Pensar se está poniendo cuesta arriba. Aclararnos con el día a día. No sé si les pasa. Si se preguntan qué pasa en el feminismo fraccionado por haberse ensanchado. Qué pasa con la vieja clase obrera reconvertida en muchas clases obreras. O si la revolución ya no es una opción. Qué ocurre entre los adolescentes que intentan irse de este mundo, entre los jueces y fiscales fortificados a golpe de venganza y mala baba, entre los académicos pagados a doblón con tilde, qué le pasa a las leyes que de repente se han vuelto contra sí mismas, al pensamiento que debe pedir perdón cada dos por tres, a los cuerpos cansados, al diccionario que va perdiendo palabras, a la política binaria y disciplinaria, qué ocurre para que una banda de niños violen a una niña de once años o para que las mujeres sigan muriendo porque esos niños se hicieron mayores.

Me lo pregunto sin ganas, hasta con culpa. Como si el tiempo se hubiera salido del calendario. Y en esa escombrera se amontonan todas las vacilaciones. Entonces, no se me ocurre otra forma de salvación que echar mano de músicas, de películas y de lecturas que vuelvan los ánimos más plácidos. Para salir de la rueda del hámster.

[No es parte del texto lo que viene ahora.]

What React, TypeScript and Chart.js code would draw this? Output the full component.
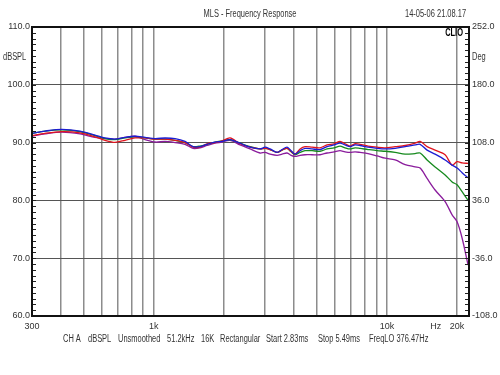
import React, { useEffect, useRef } from 'react';
import { Chart, registerables } from 'chart.js';

Chart.register(...registerables);

// Frequencies (Hz) where the curves were sampled
const FREQS = [
  300, 341, 403, 482, 559, 617, 681, 752, 830, 917,
  1012, 1117, 1233, 1361, 1473, 1578, 1692, 1830, 1962, 2124,
  2343, 2587, 2855, 3000, 3152, 3378, 3549, 3729, 3879, 4035,
  4239, 4454, 4773, 5165, 5535, 5932, 6293, 6612, 6947, 7299,
  7669, 8301, 9074, 9820, 10843, 11971, 13213, 13882, 14873, 16094,
  17770, 19043, 20004, 21013, 22300,
];

const BLUE = [
  91.6, 92.0, 92.3, 92.0, 91.3, 90.8, 90.6, 90.9, 91.1, 90.9,
  90.7, 90.8, 90.7, 90.2, 89.3, 89.3, 89.7, 90.1, 90.2, 90.5,
  89.9, 89.2, 88.9, 89.2, 88.9, 88.3, 88.8, 89.2, 88.6, 88.0,
  88.6, 89.0, 88.9, 88.8, 89.3, 89.6, 89.9, 89.6, 89.3, 89.6,
  89.5, 89.2, 89.0, 88.9, 89.0, 89.3, 89.6, 89.7, 88.7, 88.0,
  87.0, 86.1, 85.6, 84.8, 83.9,
];

const GREEN = [
  91.6, 92.0, 92.2, 91.9, 91.2, 90.7, 90.5, 90.8, 91.0, 90.8,
  90.6, 90.6, 90.4, 90.0, 89.3, 89.4, 89.7, 90.1, 90.3, 90.5,
  89.9, 89.3, 88.9, 89.0, 88.8, 88.3, 88.7, 89.0, 88.4, 87.9,
  88.3, 88.6, 88.6, 88.5, 88.9, 89.1, 89.4, 89.1, 88.9, 89.1,
  89.0, 88.8, 88.6, 88.5, 88.3, 88.0, 88.1, 88.2, 87.0, 85.8,
  84.4, 83.2, 82.7, 81.5, 80.0,
];

const RED = [
  91.2, 91.6, 91.9, 91.7, 91.0, 90.4, 90.05, 90.4, 90.8, 90.8,
  90.6, 90.6, 90.4, 90.0, 89.2, 89.2, 89.8, 90.0, 90.3, 90.8,
  89.8, 89.2, 88.9, 89.0, 88.8, 88.3, 88.7, 89.0, 88.5, 88.0,
  88.9, 89.3, 89.2, 89.1, 89.6, 89.8, 90.2, 89.8, 89.4, 89.8,
  89.7, 89.4, 89.2, 89.1, 89.3, 89.5, 89.9, 90.2, 89.3, 88.7,
  87.9, 86.1, 86.7, 86.5, 86.4,
];

const PURPLE = [
  91.1, 91.5, 91.8, 91.5, 90.9, 90.7, 90.6, 90.9, 91.1, 90.5,
  90.1, 90.2, 90.0, 89.7, 89.0, 89.1, 89.5, 89.9, 90.1, 90.4,
  89.6, 88.9, 88.2, 88.3, 88.0, 87.8, 88.0, 88.2, 87.8, 87.6,
  87.8, 87.9, 87.9, 87.9, 88.2, 88.4, 88.6, 88.4, 88.3, 88.4,
  88.3, 88.1, 87.7, 87.3, 87.0, 86.2, 85.8, 85.6, 83.8, 81.8,
  79.8, 77.5, 76.3, 73.5, 68.8,
];

// Axes
const X_MIN = 300;
const X_MAX = 22500;
const X_GRID = [400, 500, 600, 700, 800, 900, 1000, 2000, 3000, 4000, 5000, 6000, 7000, 8000, 9000, 10000, 20000];
const HZ_FREQ = 16200;
const X_LABELS: Record<number, string> = { 300: '300', 1000: '1k', 10000: '10k', 16200: 'Hz', 20000: '20k' };
const Y_TICKS = [60, 70, 80, 90, 100, 110];
const Y2_TICKS = [-108, -36, 36, 108, 180, 252];

// Texts
const TITLE = 'MLS - Frequency Response';
const DATE = '14-05-06 21.08.17';
const BRAND = 'CLIO';
const LEFT_UNIT = 'dBSPL';
const RIGHT_UNIT = 'Deg';
const FOOTER = ['CH A', 'dBSPL', 'Unsmoothed', '51.2kHz', '16K', 'Rectangular', 'Start 2.83ms', 'Stop 5.49ms', 'FreqLO 376.47Hz'];

const FONT_FAMILY = '"Liberation Sans", Arial, sans-serif';
const TEXT_COLOR = '#333';

function drawText(ctx: CanvasRenderingContext2D, text: string, x: number, y: number, align: CanvasTextAlign, sx: number) {
  ctx.save();
  ctx.translate(x, y);
  ctx.scale(sx, 1);
  ctx.textAlign = align;
  ctx.fillText(text, 0, 0);
  ctx.restore();
}

const decorPlugin = {
  id: 'decor',
  afterDatasetsDraw(chart: any) {
    const { ctx, chartArea } = chart;
    const { left, right, top, bottom } = chartArea;
    const y = chart.scales.y;
    ctx.save();
    ctx.strokeStyle = '#222';
    ctx.lineWidth = 1;
    ctx.beginPath();
    for (let v = 60; v <= 110; v += 1) {
      const py = Math.round(y.getPixelForValue(v)) + 0.5;
      ctx.moveTo(left, py);
      ctx.lineTo(left + 4, py);
      ctx.moveTo(right - 4, py);
      ctx.lineTo(right, py);
    }
    ctx.stroke();
    ctx.strokeStyle = '#111';
    ctx.lineWidth = 2;
    ctx.strokeRect(left, top, right - left, bottom - top);
    ctx.restore();
  },
  afterDraw(chart: any) {
    const { ctx } = chart;
    ctx.save();
    ctx.fillStyle = TEXT_COLOR;
    ctx.textBaseline = 'middle';
    ctx.font = `10px ${FONT_FAMILY}`;
    const sx = 93 / ctx.measureText(TITLE).width;
    drawText(ctx, TITLE, 250, 14, 'center', sx);
    drawText(ctx, DATE, 405, 14, 'left', sx);
    drawText(ctx, LEFT_UNIT, 3, 57, 'left', sx);
    drawText(ctx, RIGHT_UNIT, 472, 57, 'left', sx);
    const fx = [63, 88, 118, 167, 201, 220, 266, 318, 369];
    FOOTER.forEach((t, i) => drawText(ctx, t, fx[i], 339, 'left', sx));
    ctx.font = `bold 10px ${FONT_FAMILY}`;
    ctx.fillStyle = '#000';
    drawText(ctx, BRAND, 463, 33, 'right', sx);
    ctx.restore();
  },
};

export default function App() {
  const ref = useRef<HTMLCanvasElement | null>(null);

  useEffect(() => {
    document.body.style.margin = '0';
    const canvas = ref.current;
    if (!canvas) return;
    const mk = (vals: number[]) => FREQS.map((f, i) => ({ x: f, y: vals[i] }));
    const font = { family: FONT_FAMILY, size: 9 };
    const chart = new Chart(canvas, {
      type: 'line',
      data: {
        datasets: [
          { label: 'blue', data: mk(BLUE), borderColor: '#1c1cd2', borderWidth: 1.3, pointRadius: 0, tension: 0.3 },
          { label: 'red', data: mk(RED), borderColor: '#e0141e', borderWidth: 1.3, pointRadius: 0, tension: 0.3 },
          { label: 'green', data: mk(GREEN), borderColor: '#168a1e', borderWidth: 1.3, pointRadius: 0, tension: 0.3 },
          { label: 'purple', data: mk(PURPLE), borderColor: '#8a1c9c', borderWidth: 1.3, pointRadius: 0, tension: 0.3 },
        ],
      },
      options: {
        responsive: false,
        animation: false,
        events: [],
        layout: { padding: { top: 27, left: 0, right: 0, bottom: 0 } },
        plugins: { legend: { display: false }, tooltip: { enabled: false }, title: { display: false } },
        scales: {
          x: {
            type: 'logarithmic',
            min: X_MIN,
            max: X_MAX,
            afterBuildTicks: (s: any) => {
              s.ticks = [X_MIN, ...X_GRID.slice(0, 16), HZ_FREQ, X_GRID[16]].map((v) => ({ value: v }));
            },
            afterFit: (s: any) => { s.height = 59; },
            ticks: {
              autoSkip: false,
              maxRotation: 0,
              minRotation: 0,
              padding: 5,
              color: TEXT_COLOR,
              font,
              callback: (v: any) => X_LABELS[v as number] ?? '',
            },
            grid: {
              drawTicks: false,
              lineWidth: 1.5,
              color: (c: any) => (c.tick && (c.tick.value === HZ_FREQ || c.tick.value === X_MIN) ? 'rgba(0,0,0,0)' : '#8c8c8c'),
            },
            border: { display: false },
          },
          y: {
            type: 'linear',
            position: 'left',
            min: 60,
            max: 110,
            afterBuildTicks: (s: any) => { s.ticks = Y_TICKS.map((v) => ({ value: v })); },
            afterFit: (s: any) => { s.width = 32; },
            ticks: { padding: 2, color: TEXT_COLOR, font, callback: (v: any) => Number(v).toFixed(1) },
            grid: { drawTicks: false, lineWidth: 1, color: '#555' },
            border: { display: false },
          },
          y1: {
            type: 'linear',
            position: 'right',
            min: -108,
            max: 252,
            afterBuildTicks: (s: any) => { s.ticks = Y2_TICKS.map((v) => ({ value: v })); },
            afterFit: (s: any) => { s.width = 31; },
            ticks: { padding: 3, color: TEXT_COLOR, font, callback: (v: any) => Number(v).toFixed(1) },
            grid: { display: false, drawTicks: false },
            border: { display: false },
          },
        },
      },
      plugins: [decorPlugin],
    } as any);
    return () => chart.destroy();
  }, []);

  return (
    <div style={{ position: 'absolute', left: 0, top: 0, width: 500, height: 375, background: '#fff' }}>
      <canvas ref={ref} width={500} height={375} style={{ display: 'block', width: 500, height: 375 }} />
    </div>
  );
}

Oigan “Cómo hacer crac” de Nacho Vegas o las canciones del Indio Solari, esas que disuelven en ácido la tristeza, o lean “La estación del pantano”, de Yuri Herrera, que escribe como si se hubiera liberado del diccionario. A Leila Guerriero que también escribe como quien abre una caja de herramientas. Lean “Dysphoria mundi”, un texto mutante de Paul B. Preciado y “Los olvidados” de Antonio Gómez, para saber de qué va hoy la lucha de clases real. A Rodrigo Fresán, un tipo que escribe “Melville” con la posesión de un desposeído . O los cuentos Dylan Thomas quien la palmó de delirium tremens tras otear el pecado y la salvación. Lean porque para encontrar algo hay que ir a su encuentro.